→ To do:
Repeat all the material exactly; pictures stay out of your copy.

→ Raw data:
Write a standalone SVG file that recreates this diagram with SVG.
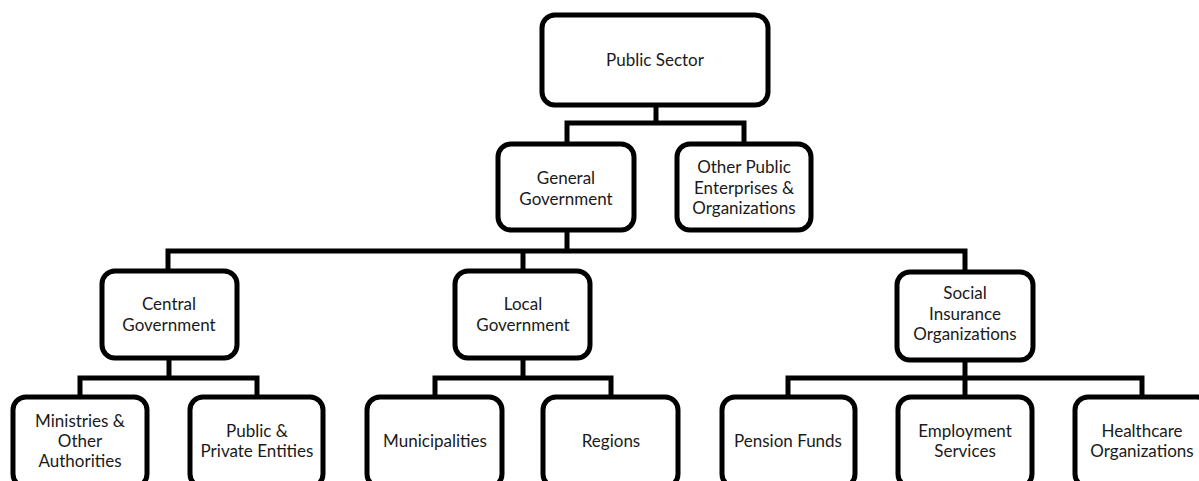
<svg xmlns="http://www.w3.org/2000/svg" width="1199" height="481" viewBox="0 0 1199 481">
  <style>
    .box { fill: #ffffff; stroke: #000000; stroke-width: 5; }
    .wire { fill: none; stroke: #000000; stroke-width: 5; stroke-linejoin: miter; stroke-linecap: square; }
    text { font-family: Lato, "Liberation Sans", sans-serif; font-size: 17px; fill: #1a1a1a; text-anchor: middle; }
  </style>
  <rect width="1199" height="481" fill="#ffffff"/>

  <!-- connectors -->
  <g id="connectors">
    <path class="wire" d="M656,105 V123 M567,123 H744 M567,123 V144 M744,123 V144"/>
    <path class="wire" d="M567,230 V251 M168,251 H965 M168,251 V271 M523,251 V271 M965,251 V272"/>
    <path class="wire" d="M169,358 V378 M80,378 H257 M80,378 V397 M257,378 V397"/>
    <path class="wire" d="M523,358 V378 M435,378 H611 M435,378 V397 M611,378 V397"/>
    <path class="wire" d="M965,360 V378 M788,378 H1142 M788,378 V397 M965,378 V397 M1142,378 V397"/>
  </g>

  <g id="public-sector">
    <rect class="box" x="542" y="15" width="226" height="90" rx="13"/>
    <text x="655" y="66">Public Sector</text>
  </g>

  <g id="general-government">
    <rect class="box" x="498" y="144" width="136" height="86" rx="13"/>
    <text x="566" y="184">General</text>
    <text x="566" y="205">Government</text>
  </g>

  <g id="other-public-enterprises">
    <rect class="box" x="677" y="144" width="134" height="86" rx="13"/>
    <text x="744" y="173">Other Public</text>
    <text x="744" y="194">Enterprises &amp;</text>
    <text x="744" y="214">Organizations</text>
  </g>

  <g id="central-government">
    <rect class="box" x="102" y="271" width="135" height="87" rx="13"/>
    <text x="169" y="310">Central</text>
    <text x="169" y="331">Government</text>
  </g>

  <g id="local-government">
    <rect class="box" x="455" y="271" width="135" height="87" rx="13"/>
    <text x="523" y="310">Local</text>
    <text x="523" y="331">Government</text>
  </g>

  <g id="social-insurance">
    <rect class="box" x="897" y="272" width="136" height="88" rx="13"/>
    <text x="965" y="299">Social</text>
    <text x="965" y="320">Insurance</text>
    <text x="965" y="340">Organizations</text>
  </g>

  <g id="ministries">
    <rect class="box" x="13" y="397" width="134" height="90" rx="13"/>
    <text x="80" y="427">Ministries &amp;</text>
    <text x="80" y="447">Other</text>
    <text x="80" y="467">Authorities</text>
  </g>

  <g id="public-private-entities">
    <rect class="box" x="190" y="397" width="133" height="90" rx="13"/>
    <text x="257" y="437">Public &amp;</text>
    <text x="257" y="457">Private Entities</text>
  </g>

  <g id="municipalities">
    <rect class="box" x="367" y="397" width="135" height="90" rx="13"/>
    <text x="435" y="447">Municipalities</text>
  </g>

  <g id="regions">
    <rect class="box" x="543" y="397" width="135" height="90" rx="13"/>
    <text x="611" y="447">Regions</text>
  </g>

  <g id="pension-funds">
    <rect class="box" x="722" y="397" width="133" height="90" rx="13"/>
    <text x="788" y="447">Pension Funds</text>
  </g>

  <g id="employment-services">
    <rect class="box" x="898" y="397" width="134" height="90" rx="13"/>
    <text x="965" y="437">Employment</text>
    <text x="965" y="457">Services</text>
  </g>

  <g id="healthcare-organizations">
    <rect class="box" x="1075" y="397" width="135" height="90" rx="13"/>
    <text x="1142" y="437">Healthcare</text>
    <text x="1142" y="457">Organizations</text>
  </g>
</svg>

→ Solution to this task:
Write a standalone SVG file that recreates this diagram with SVG.
<svg xmlns="http://www.w3.org/2000/svg" width="1199" height="481" viewBox="0 0 1199 481">
  <style>
    .box { fill: #ffffff; stroke: #000000; stroke-width: 5; }
    .wire { fill: none; stroke: #000000; stroke-width: 5; stroke-linejoin: miter; stroke-linecap: square; }
    text { font-family: Lato, "Liberation Sans", sans-serif; font-size: 17px; fill: #1a1a1a; text-anchor: middle; }
  </style>
  <rect width="1199" height="481" fill="#ffffff"/>

  <!-- connectors -->
  <g id="connectors">
    <path class="wire" d="M656,105 V123 M567,123 H744 M567,123 V144 M744,123 V144"/>
    <path class="wire" d="M567,230 V251 M168,251 H965 M168,251 V271 M523,251 V271 M965,251 V272"/>
    <path class="wire" d="M169,358 V378 M80,378 H257 M80,378 V397 M257,378 V397"/>
    <path class="wire" d="M523,358 V378 M435,378 H611 M435,378 V397 M611,378 V397"/>
    <path class="wire" d="M965,360 V378 M788,378 H1142 M788,378 V397 M965,378 V397 M1142,378 V397"/>
  </g>

  <g id="public-sector">
    <rect class="box" x="542" y="15" width="226" height="90" rx="13"/>
    <text x="655" y="66">Public Sector</text>
  </g>

  <g id="general-government">
    <rect class="box" x="498" y="144" width="136" height="86" rx="13"/>
    <text x="566" y="184">General</text>
    <text x="566" y="205">Government</text>
  </g>

  <g id="other-public-enterprises">
    <rect class="box" x="677" y="144" width="134" height="86" rx="13"/>
    <text x="744" y="173">Other Public</text>
    <text x="744" y="194">Enterprises &amp;</text>
    <text x="744" y="214">Organizations</text>
  </g>

  <g id="central-government">
    <rect class="box" x="102" y="271" width="135" height="87" rx="13"/>
    <text x="169" y="310">Central</text>
    <text x="169" y="331">Government</text>
  </g>

  <g id="local-government">
    <rect class="box" x="455" y="271" width="135" height="87" rx="13"/>
    <text x="523" y="310">Local</text>
    <text x="523" y="331">Government</text>
  </g>

  <g id="social-insurance">
    <rect class="box" x="897" y="272" width="136" height="88" rx="13"/>
    <text x="965" y="299">Social</text>
    <text x="965" y="320">Insurance</text>
    <text x="965" y="340">Organizations</text>
  </g>

  <g id="ministries">
    <rect class="box" x="13" y="397" width="134" height="90" rx="13"/>
    <text x="80" y="427">Ministries &amp;</text>
    <text x="80" y="447">Other</text>
    <text x="80" y="467">Authorities</text>
  </g>

  <g id="public-private-entities">
    <rect class="box" x="190" y="397" width="133" height="90" rx="13"/>
    <text x="257" y="437">Public &amp;</text>
    <text x="257" y="457">Private Entities</text>
  </g>

  <g id="municipalities">
    <rect class="box" x="367" y="397" width="135" height="90" rx="13"/>
    <text x="435" y="447">Municipalities</text>
  </g>

  <g id="regions">
    <rect class="box" x="543" y="397" width="135" height="90" rx="13"/>
    <text x="611" y="447">Regions</text>
  </g>

  <g id="pension-funds">
    <rect class="box" x="722" y="397" width="133" height="90" rx="13"/>
    <text x="788" y="447">Pension Funds</text>
  </g>

  <g id="employment-services">
    <rect class="box" x="898" y="397" width="134" height="90" rx="13"/>
    <text x="965" y="437">Employment</text>
    <text x="965" y="457">Services</text>
  </g>

  <g id="healthcare-organizations">
    <rect class="box" x="1075" y="397" width="135" height="90" rx="13"/>
    <text x="1142" y="437">Healthcare</text>
    <text x="1142" y="457">Organizations</text>
  </g>
</svg>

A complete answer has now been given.